Stated task
Go over the entries below line by line, copying each one that contains the word "this".

Raw data
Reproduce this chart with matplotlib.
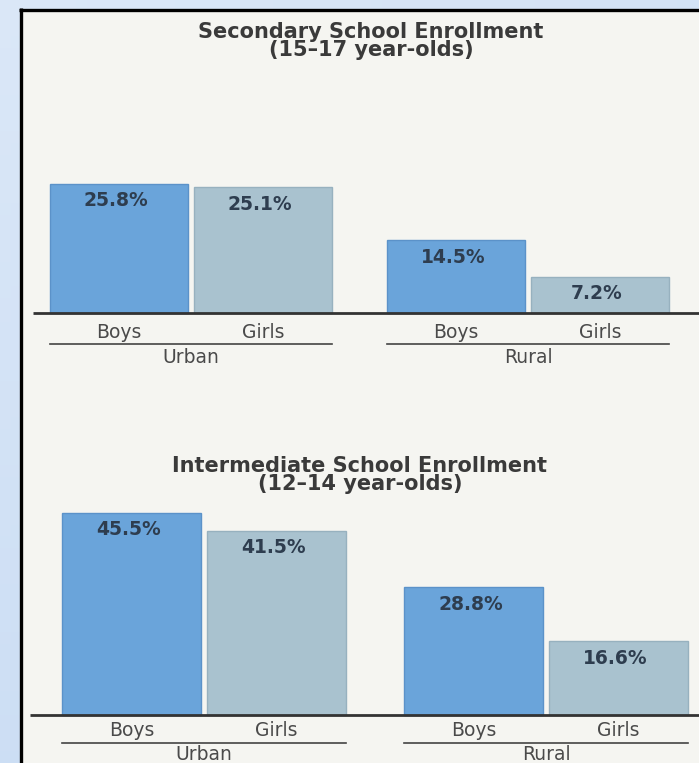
"""
Skolepåmelding etter kjønn og bosted: to stolpediagram over hverandre.
"""

import numpy as np
import matplotlib.pyplot as plt
from matplotlib.colors import LinearSegmentedColormap

W, H, DPI = 699, 763, 100

GRUPPER = ["Urban", "Rural"]
KJONN = ["Boys", "Girls"]

SEC_TITTEL = "Secondary School Enrollment\n(15\u201317 year-olds)"
SEC_VERDIER = [25.8, 25.1, 14.5, 7.2]

INT_TITTEL = "Intermediate School Enrollment\n(12\u201314 year-olds)"
INT_VERDIER = [45.5, 41.5, 28.8, 16.6]

FARGER = {"Boys": "#6aa4da", "Girls": "#a9c2cf"}
KANT = {"Boys": "#5b92c9", "Girls": "#97b1bf"}

# plassering i piksler (fra toppen av figuren)
OPPSETT = [
    dict(tittel=SEC_TITTEL, verdier=SEC_VERDIER, tittel_y=41, tittel_x=371,
         base=313, px_per=5.0, venstre=50, bredde=138, mellom=6, gruppeavstand=55,
         linje_fra=33, etikett_dy=20, strek_dy=31, gruppe_dy=45),
    dict(tittel=INT_TITTEL, verdier=INT_VERDIER, tittel_y=475, tittel_x=360,
         base=715, px_per=4.44, venstre=62, bredde=139, mellom=6, gruppeavstand=58,
         linje_fra=30, etikett_dy=16, strek_dy=28, gruppe_dy=40),
]


def tegn_bakgrunn(fig):
    bg = fig.add_axes([0, 0, 1, 1], zorder=0)
    bg.set_xlim(0, W)
    bg.set_ylim(H, 0)
    bg.axis("off")
    # lys blå toning bak siden
    gy = np.linspace(0, 1, 64)[:, None]
    gx = np.linspace(0, 1, 64)[None, :]
    tone = 0.55 + 0.3 * gy + 0.15 * gx
    cmap = LinearSegmentedColormap.from_list("bl", ["#dde9f8", "#c6daf3"])
    bg.imshow(tone, extent=(0, W, H, 0), cmap=cmap, aspect="auto", vmin=0.5, vmax=1.0)
    bg.add_patch(plt.Rectangle((21, 9), W - 21, H - 9, color="#f5f5f1", lw=0))
    bg.plot([19, W], [9.5, 9.5], color="black", lw=2.4, solid_capstyle="butt")
    bg.plot([20.5, 20.5], [8, H], color="black", lw=2.4, solid_capstyle="butt")


def tegn_diagram(fig, o):
    ax = fig.add_axes([0, 0, 1, 1], zorder=2)
    ax.patch.set_alpha(0)
    ax.axis("off")
    s = o["px_per"]
    ax.set_xlim(0, W)
    ax.set_ylim(-(H - o["base"]) / s, o["base"] / s)

    posisjoner, navn = [], []
    for g in range(len(GRUPPER)):
        for k in range(len(KJONN)):
            x = o["venstre"] + g * (2 * o["bredde"] + o["mellom"] + o["gruppeavstand"]) \
                + k * (o["bredde"] + o["mellom"])
            posisjoner.append(x + o["bredde"] / 2)
            navn.append(KJONN[k])

    for x, v, k in zip(posisjoner, o["verdier"], navn):
        ax.bar(x, v, width=o["bredde"], color=FARGER[k], edgecolor=KANT[k], lw=1.0)
        ax.text(x - 3, v - 17 / s, f"{v}%", ha="center", va="center",
                fontsize=13.5, fontweight="bold", color="#2e3d4f")
        ax.text(x, -o["etikett_dy"] / s, k, ha="center", va="center",
                fontsize=13.5, color="#4a4a4a")

    # grunnlinje
    ax.plot([o["linje_fra"], W], [0, 0], color="#333333", lw=2.0,
            solid_capstyle="butt")

    # gruppestrek og gruppenavn
    for g, gruppe in enumerate(GRUPPER):
        fra = posisjoner[2 * g] - o["bredde"] / 2
        til = posisjoner[2 * g + 1] + o["bredde"] / 2
        ax.plot([fra, til], [-o["strek_dy"] / s] * 2, color="#444444", lw=1.2)
        ax.text((fra + til) / 2, -o["gruppe_dy"] / s, gruppe, ha="center",
                va="center", fontsize=13.5, color="#4a4a4a")

    ax.text(o["tittel_x"], (o["base"] - o["tittel_y"]) / s, o["tittel"],
            ha="center", va="center", fontsize=15, fontweight="bold",
            color="#3a3a3a", linespacing=0.85)


def main():
    fig = plt.figure(figsize=(W / DPI, H / DPI), dpi=DPI)
    tegn_bakgrunn(fig)
    for o in OPPSETT:
        tegn_diagram(fig, o)
    fig.savefig("out.png", dpi=DPI)
    plt.close(fig)


if __name__ == "__main__":
    main()
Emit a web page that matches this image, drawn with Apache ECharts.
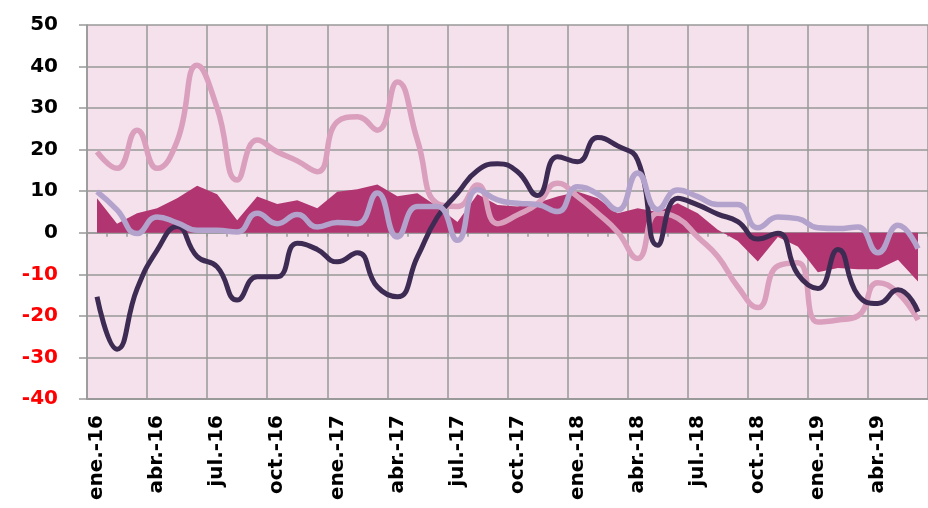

Finished answer
Reproduce this chart with matplotlib.
Emit a web page that matches this image, drawn with Apache ECharts.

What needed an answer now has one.